Amazing! Another one of those lariat necklaces I made has sold!
I can NOT believe this. The shop that took it on consignment found someone to buy the thing sometime in the last week or so. Actually, it was my favorite production and I figured when (“if” was not in my calculations) it came back to me, I would just keep it for myself.
At this point, every one of the pieces I’ve made has been purchased: several lariat necklaces and a cool lanyard for a state worker who has to carry her ID card every place she goes.
It just astonishes me that people would want to buy something I made. As much as I’ve wished I could find a way to make a living with some small craft, that I could actually create things people would covet never seemed…well, likely.
Unfortunately my friend who owns the gift and repurposing shop has decided to close. The site was not the best of all possible choices: in an old, quaint house on a main drag, practically invisible to passers-by (it took me three tries to find the place) and devoid of foot traffic. People come to the area for restaurants, but restaurant-goers are rarely there to shop for quirky, environmentally friendly gifts.
Right next door to my friend’s shop is another little shop in the same kind of antique house. Its proprietor carries some exceptionally pretty items, including some truly beautiful vintage jewelry, pretty china and gifts — a mix of old and new. She said she also may close, for the same reason — not enough traffic — but in her case, she’s doing quite well with online sales. Her Etsy shop has a steady trade, and she lives a long way from the brick-and-mortar shop’s gentrified central-city location. She’s open only on the weekends now.
I think I’ll go by there next Saturday and ask if she would tutor me in marketing from Etsy. Three of my other friends are making art (in one case, very nice art, indeed) and crafts. If several of us banded together to stock an Etsy shop, we might have a shot at making it work for us. The proprietor in question observed that the trick with Etsy is to make a lot of things available.
Heh. To do that, I’ll be reduced to making some more of these doodads.
Last night I started on a new one, which I think has some promise. The other day I saw a woman wearing a necklace that incorporated some rectangular mother-of-pearl beads, sort of like these…
…only thinner, more consistent in size and shape, and rather prettier in color. And lo! I realized I just happened to have a handful of those very things.

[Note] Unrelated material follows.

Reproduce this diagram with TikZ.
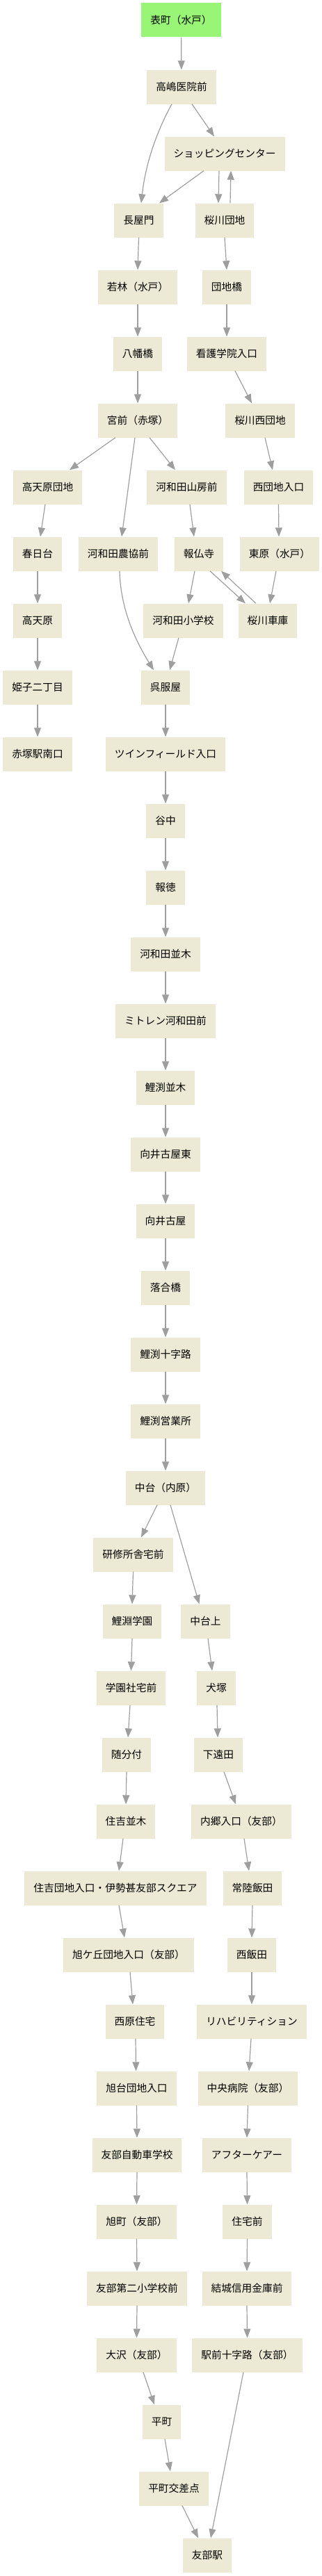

The half-finished piece, for which I still need to buy a lobster clasp, combines the mother-of-pearl with pearls, garnet, and pink rhodonite. It’s turning out kind of neat…so far, I like it.
I never know how these things are going to look until the beads are actually strung to form a coherent design. Sometimes once they’re on a wire I end up taking them apart and reordering the gems; sometimes the pieces look even better strung together than they do in the design stage.
This one is looking pretty good. The combination of the silvery-iridescent mother of pearl with the rose pink rhodonite, the deep wine-colored garnet, and the creamy white pearl is really very subtle and interesting. It doesn’t jump out and whap you in the face — it’s quietly classy.
IMHO.
At any rate, this one will not be a lariat. The mother-of-pearl rectangles are a little large to make for easy looping or tying, so I decided to make it into a more ordinary, latch-it-together necklace. It may actually be long enough to slide over one’s head, but if a woman has a hairstyle she doesn’t want to mess up, she probably will appreciate a clasp.
I may design it so she could wear it with the clasp either in front or in back. One of the several things I’ve learned about designing bead necklaces is that if you put something near the clasp that has some weight, it will keep the thing from scootching around — the weight will hold the clasp at the back of the wearer’s neck. If that weighted design element were pretty enough, she could choose to display it in front instead of having it hidden behind her. On the other hand, if she wore a collarless shirt or dress, the embellishment I have in mind would look highly decorative in back, too.
A wildly popular farmer’s market has taken up residence on the grounds of a nearby church — they hold forth on Saturdays through the fall, winter, and spring. If I could make about a dozen of these and then get one or two friends to throw in with me, I’m thinking we could rent a table there starting a week before Thanksgiving and keep it right up until Christmas. Betcha we could sell a bunch of loot then. And maybe we could also put our stuff together in a single Etsy shop. It’s a thought, anyway.